The Batepá massacre occurred on 3 February 1953 in colonial São Tomé when hundreds of native creoles known as forros were massacred by the colonial administration and Portuguese landowners. Many forros believed the government intended to force them to work as contract laborers, to which they objected. In response, the governor blamed the unrest on communists and ordered the military to round up such individuals and for civilians to protect themselves. This quickly turned into a bloodbath, resulting in the deaths of hundreds of forros. No communist conspiracy was ever proven.

== Background ==
Carlos Gorgulho assumed office as governor in 1945. At the time São Tomé Island was one of the world's largest producers of cocoa. Large plantations, called roças, occupied the majority of the island's farmland. The roças operated as a quasi-feudal system using contract laborers (serviçais) from mainland Africa and Cape Verde. The forros had always refused manual field work on the estates, since they considered it slave labor. In Gorgulho's assessment the economic modernization policies of the Portuguese Estado Novo regime required breaking São Tomé's dependence on contract laborers from overseas. To accomplish this Gorgulho implemented policies to make it easier for serviçais to return home while at the same time improving conditions on the roças, which he hoped would attract local labor. He also introduced measures targeting the livelihood of the forros such as prohibiting the sale of palm wine and the locally produced gin and raising the poll tax from 30 to 90 escudos; Gorgulho believed these measures would result in the forros taking up wage labor on the roças.
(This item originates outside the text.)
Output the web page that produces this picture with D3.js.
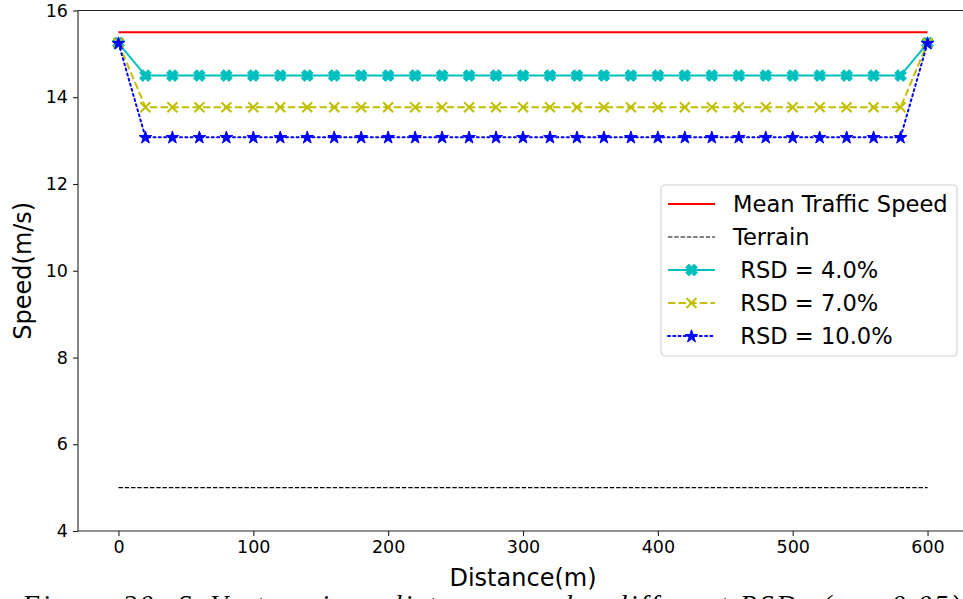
<!DOCTYPE html>
<html><head><meta charset="utf-8">
<script src="https://cdn.jsdelivr.net/npm/d3@7"></script>
<style>
html,body{margin:0;padding:0;background:#fff;overflow:hidden;}
svg{display:block;font-family:"DejaVu Sans",sans-serif;}
</style></head>
<body>
<svg id="chart" width="963" height="599"></svg>
<script>
// ---- data ----
const distances = [0,20,40,60,80,100,120,140,160,180,200,220,240,260,280,300,320,340,360,380,400,420,440,460,480,500,520,540,560,580,600];
const meanSpeed = [15.5,15.5,15.5,15.5,15.5,15.5,15.5,15.5,15.5,15.5,15.5,15.5,15.5,15.5,15.5,15.5,15.5,15.5,15.5,15.5,15.5,15.5,15.5,15.5,15.5,15.5,15.5,15.5,15.5,15.5,15.5];
const terrain = [5,5,5,5,5,5,5,5,5,5,5,5,5,5,5,5,5,5,5,5,5,5,5,5,5,5,5,5,5,5,5];
const rsd4 = [15.25,14.5,14.5,14.5,14.5,14.5,14.5,14.5,14.5,14.5,14.5,14.5,14.5,14.5,14.5,14.5,14.5,14.5,14.5,14.5,14.5,14.5,14.5,14.5,14.5,14.5,14.5,14.5,14.5,14.5,15.25];
const rsd7 = [15.25,13.77,13.77,13.77,13.77,13.77,13.77,13.77,13.77,13.77,13.77,13.77,13.77,13.77,13.77,13.77,13.77,13.77,13.77,13.77,13.77,13.77,13.77,13.77,13.77,13.77,13.77,13.77,13.77,13.77,15.25];
const rsd10 = [15.25,13.08,13.08,13.08,13.08,13.08,13.08,13.08,13.08,13.08,13.08,13.08,13.08,13.08,13.08,13.08,13.08,13.08,13.08,13.08,13.08,13.08,13.08,13.08,13.08,13.08,13.08,13.08,13.08,13.08,15.25];
const seriesLabels = ["Mean Traffic Speed","Terrain"," RSD = 4.0%"," RSD = 7.0%"," RSD = 10.0%"];
const xTicks = [0,100,200,300,400,500,600];
const yTicks = [4,6,8,10,12,14,16];
const xLabel = "Distance(m)";
const yLabel = "Speed(m/s)";
const caption = "Figure 20: SoV at various distances under different RSDs (\u03bc = 0.05)";

// ---- layout ----
const svg = d3.select("#chart");
const L = 78, R = 968, T = 10.5, B = 531;
const x = d3.scaleLinear().domain([-30,630]).range([L,R]);
const y = d3.scaleLinear().domain([4,16]).range([B,T]);

const series = [
  {vals: meanSpeed, color:"#ff0000", width:2, dash:null, marker:null},
  {vals: terrain, color:"#000000", width:1.2, dash:"4.4,1.9", marker:null},
  {vals: rsd4, color:"#00bfbf", width:2, dash:null, marker:"X"},
  {vals: rsd7, color:"#bfbf00", width:2, dash:"7.4,3.2", marker:"x"},
  {vals: rsd10, color:"#0000ff", width:2, dash:"2,3.3", marker:"star"}
];

const line = d3.line().x((d)=>x(d[0])).y((d)=>y(d[1]));

svg.append("defs").append("clipPath").attr("id","clip")
  .append("rect").attr("x",L).attr("y",T).attr("width",R-L).attr("height",B-T);

function xFilledPath(s){
  const w = s*0.38;
  const pts = [[-w,-s],[w,-s],[w,-w],[s,-w],[s,w],[w,w],[w,s],[-w,s],[-w,w],[-s,w],[-s,-w],[-w,-w]];
  const a = Math.PI/4;
  return "M" + pts.map(p=>[(p[0]*Math.cos(a)-p[1]*Math.sin(a)).toFixed(2),(p[0]*Math.sin(a)+p[1]*Math.cos(a)).toFixed(2)].join(",")).join("L") + "Z";
}
const starPath = d3.symbol().type(d3.symbolStar).size(50)();

function drawMarker(g, type, color, cx, cy){
  if(type==="X"){
    g.append("path").attr("d", xFilledPath(6)).attr("transform",`translate(${cx},${cy})`)
      .attr("fill",color).attr("stroke",color).attr("stroke-width",1);
  } else if(type==="x"){
    const s = 5;
    g.append("path").attr("d",`M${cx-s},${cy-s}L${cx+s},${cy+s}M${cx-s},${cy+s}L${cx+s},${cy-s}`)
      .attr("stroke",color).attr("stroke-width",2).attr("fill","none");
  } else if(type==="star"){
    g.append("path").attr("d", starPath).attr("transform",`translate(${cx},${cy+0.5})`)
      .attr("fill",color).attr("stroke",color).attr("stroke-width",1);
  }
}

const plot = svg.append("g").attr("clip-path","url(#clip)");
series.forEach(s=>{
  const pts = distances.map((d,i)=>[d, s.vals[i]]);
  plot.append("path").datum(pts).attr("d",line).attr("fill","none")
    .attr("stroke",s.color).attr("stroke-width",s.width)
    .attr("stroke-dasharray",s.dash).attr("stroke-linecap", s.dash==="2,3.3" ? "round":"butt");
  if(s.marker){
    const mg = plot.append("g");
    pts.forEach(p=>drawMarker(mg, s.marker, s.color, x(p[0]), y(p[1])));
  }
});

// ---- axes ----
const xAxis = svg.append("g").attr("transform",`translate(0,${B})`)
  .call(d3.axisBottom(x).tickValues(xTicks).tickSize(5).tickPadding(5).tickFormat(d3.format("d")));
const yAxis = svg.append("g").attr("transform",`translate(${L},0)`)
  .call(d3.axisLeft(y).tickValues(yTicks).tickSize(5).tickPadding(5).tickFormat(d3.format("d")));
[xAxis,yAxis].forEach(a=>{
  a.select(".domain").remove();
  a.selectAll("line").attr("stroke","#222").attr("stroke-width",1.1);
  a.selectAll("text").attr("font-family","DejaVu Sans").attr("font-size",17.5).attr("fill","#000");
});
// spines
svg.append("line").attr("x1",L).attr("x2",L).attr("y1",T).attr("y2",B).attr("stroke","#222").attr("stroke-width",1.1);
svg.append("line").attr("x1",L).attr("x2",R).attr("y1",B).attr("y2",B).attr("stroke","#222").attr("stroke-width",1.1);
svg.append("line").attr("x1",L).attr("x2",R).attr("y1",T).attr("y2",T).attr("stroke","#222").attr("stroke-width",1.1);
svg.append("line").attr("x1",R).attr("x2",R).attr("y1",T).attr("y2",B).attr("stroke","#222").attr("stroke-width",1.1);

svg.append("text").attr("x",(L+R)/2).attr("y",586).attr("text-anchor","middle")
  .attr("font-size",24).attr("fill","#000").text(xLabel);
svg.append("text").attr("transform",`translate(31,${(T+B)/2}) rotate(-90)`).attr("text-anchor","middle")
  .attr("font-size",24).attr("fill","#000").text(yLabel);

// ---- legend ----
const lg = svg.append("g");
lg.append("rect").attr("x",661).attr("y",185).attr("width",296).attr("height",171).attr("rx",4)
  .attr("fill","#fff").attr("fill-opacity",0.8).attr("stroke","#d0d0d0").attr("stroke-width",1.2);
const rowY = [204,237,270,303,336];
series.forEach((s,i)=>{
  const cy = rowY[i];
  lg.append("line").attr("x1",668).attr("x2",715).attr("y1",cy).attr("y2",cy)
    .attr("stroke",s.color).attr("stroke-width",s.width).attr("stroke-dasharray",s.dash)
    .attr("stroke-linecap", s.dash==="2,3.3" ? "round":"butt");
  if(s.marker) drawMarker(lg, s.marker, s.color, 691.5, cy);
  lg.append("text").attr("x",733).attr("y",cy+8).attr("font-size",22.6).attr("fill","#000")
    .attr("xml:space","preserve").style("white-space","pre").text(seriesLabels[i]);
});

// ---- caption (clipped at bottom, as in the reference) ----
svg.append("text").attr("x",22).attr("y",614).attr("font-family","Liberation Serif, serif")
  .attr("font-style","italic").attr("font-size",28).attr("fill","#000")
  .attr("textLength",938).attr("lengthAdjust","spacing").text(caption);
</script>
</body></html>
Gorgulho also faced a shortage of labor to carry out his public works and construction projects. The colonial administration used police raids to kidnap people for forced labor gangs to carry out much of this work.

== The crisis ==
Faced with widespread labor shortages, in 1952 the colonial administration proposed settling fifteen thousand people from Cape Verde on São Tomé; then in January 1953 rumors spread that the government would seize the land of the forros to give to newly arrived Cape Verdians and compel the forros to work as contract labor. On February 2, 1953, hand-written pamphlets appeared in São Tomé threatening to kill anyone who contracted forros as laborers. The government responded with an official declaration: "The government has been informed that individuals who are hostile towards the present policy, known as communists, are spreading tendentious rumors to the effect that the creoles are to be obliged to contract themselves for the work on the roças like serviçais. The government declares that no creole should give credit to these rumors, but should report such individuals to the police. Thus, the government which has the obligation to protect the creoles, as it has always demonstrated, guarantees them that it will never agree to authorize such contracts." Crowds of protestors gathered on February 3 and the police killed one of them, Manuel da Conceição Soares. His death precipitated a large protest in Trindade the following day.

== The massacres ==
Gorgulho informed colonists and the administration that a communist rebellion was in the offing and he issued a call for all white colonists to take up arms to protect themselves and white women. Militias were quickly formed and some Cape Verdians responded to the call-to-arms. In addition, planters mobilized Angolan and Mozambican workers. Over the next few days the militias and colonial government killed hundreds of forros. Twenty-eight people were suffocated in a cell by the local police, the Corpo de Polícia Indígena (CPI, Indigenous Police Corps); on one estate, twenty people were burned to death. The authorities subjected prisoners to torture using electricity and scores of prisoners died as a result of torture, beatings, and forced labor. The authorities dumped many bodies into the sea. "Throw this shit into the sea to avoid troubles," Gorgulho is quoted as advising.

== Aftermath ==
On March 4 members of the Portuguese International and State Defense Police arrived to conduct an investigation into the alleged communist conspiracy. They quickly concluded there was no such conspiracy and, in April, Sarmento Rodrigues, the Minister of Overseas Territories, ordered Gorgulho to return to Lisbon. He was promoted to the rank of general and praised by the Minister of the Army, General Abranches Pinto, for his actions. Seven forros were tried and convicted for the killing of two police officers.

The Batepá massacre marked the rise of the independence movement in Portuguese São Tomé and Príncipe, and is commemorated annually as a national holiday (Dia de Mártires da Liberdade) on February 3.